Andreas Jungherr from Otto-Friedrich-Universität, Bamberg Germany on the topic: The political click: political participation through e-petitions in Germany.

Ralf Linder from Fraunhofer, Germany: Broadening participation through E-Petitions? Results from an empirical study on petitions to the German parliament. In his presentation about e-petitions and the Deutsche Bundestag, Ralf Lindner came to the conclusion that e-petitions failed to attract underrepresented groups. Users of e-petitions are much more involved than users of traditional petitions.

Giovanni Navarria from the Department of Politics and International Relations, University of Westminster: e-Petitioning and Representative Democracy: a doomed marriage? – Lessons learnt from the Downing Street e-Petition Website and the case of the 2007 Road-Tax petition. In his presentation he concluded that it was a bad idea to incorporate e-petitions into the official web site of the prime minister’s office. First, e-petitions suddenly conveyed the “feeling” of authority and second, as e-petitions flew in, the opposition claimed to stick to the promise and listen to peoples’ voices.

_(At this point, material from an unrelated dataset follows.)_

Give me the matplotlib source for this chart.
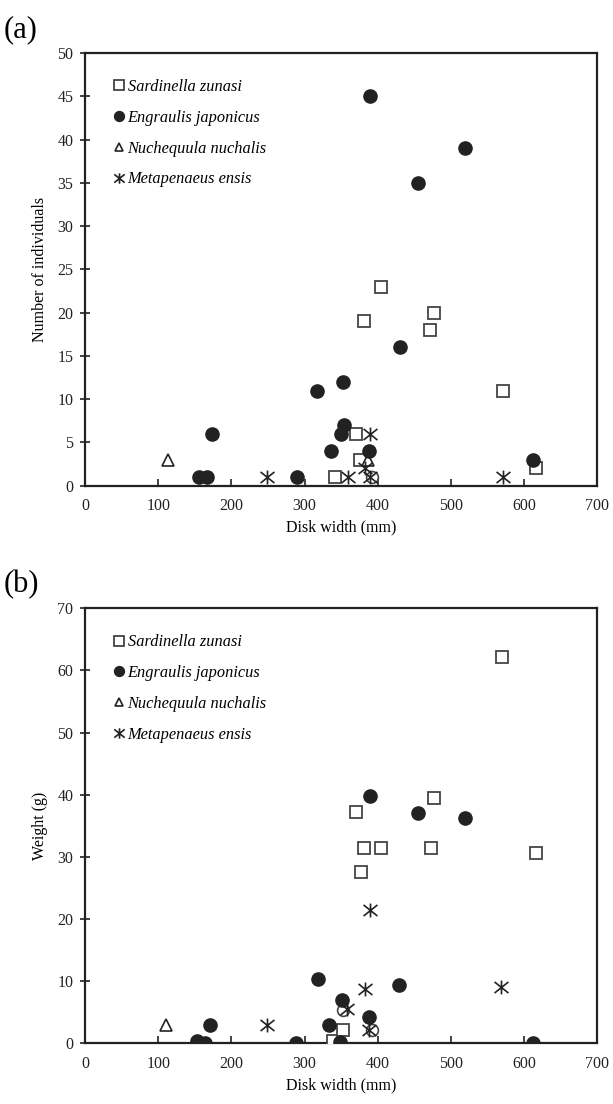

Panagiotis Panagiotopoulos from the Department of Information Systems and Computing, Brunel University, presented a case study of different e-petitions in the UK, like the promintent pre-cursor in Kingston borough of London. An interesting finding is that facebook groups linking to e-petitions sites actually have more fans or followers than e-petitions signatures; an interesting isnight worth to undergo further investigation.

Participation in Politics and Policy-making

Matthew Addis, IT Innovation Centre, University of Southampton, UK about New ways for policy-makers to interact with citizens through open social network sites – a report on initial results. This talk was about the WeGov project, an EU-funded project and software system which monitors SNS and aggregates forums, groups, etc. on the WeGov platform. The biggest challenge there is to identify the hot topics – key indicators of political discussions – and to undertake means for sustainable discussion. Another challenge is that almost any data of SNS is personal data. Thus an automatic aggregation has to be very sensible concerning what data to aggregate.

Aude Bicquelet, London School of Economics (LSE) Analysing e-consultations with the help of Computer Assistance: In this paper the author asked the question wheather text mining tools can help handling the vast amount of textual data which accumulates and should be quickly analysed. Risks include missing data and the influence of the context on meaining. Besides those technical problems there are ethical risks such as privacy infringements and confidentiality violoations.

Ana Sofía Cardenal, Internet Interdisciplinary Institute IN3, Universitat Oberta de Catalunya, Barcelona presented the paper Surfing the Net: a pathway to political participation without motivation?. She established the idea that given the incredible low threshold of internet based participation (cf. upvote/downvote on reddit, “like” on Facebook), the need of politcal interest as a factor for participation actually disapears. The use of the Internet has a direct effect on participation, independent of persons’ motivations.  In order to participate at least in one activity online, frequent and skilful internet users do not neccessarily need to be motivated or interested in politics.

Ian Jayson Reyes Hecita, Florida State University was talking on the paper Creating Participatory Spaces for Democratizing ICT Policy and Governance in the Philippines.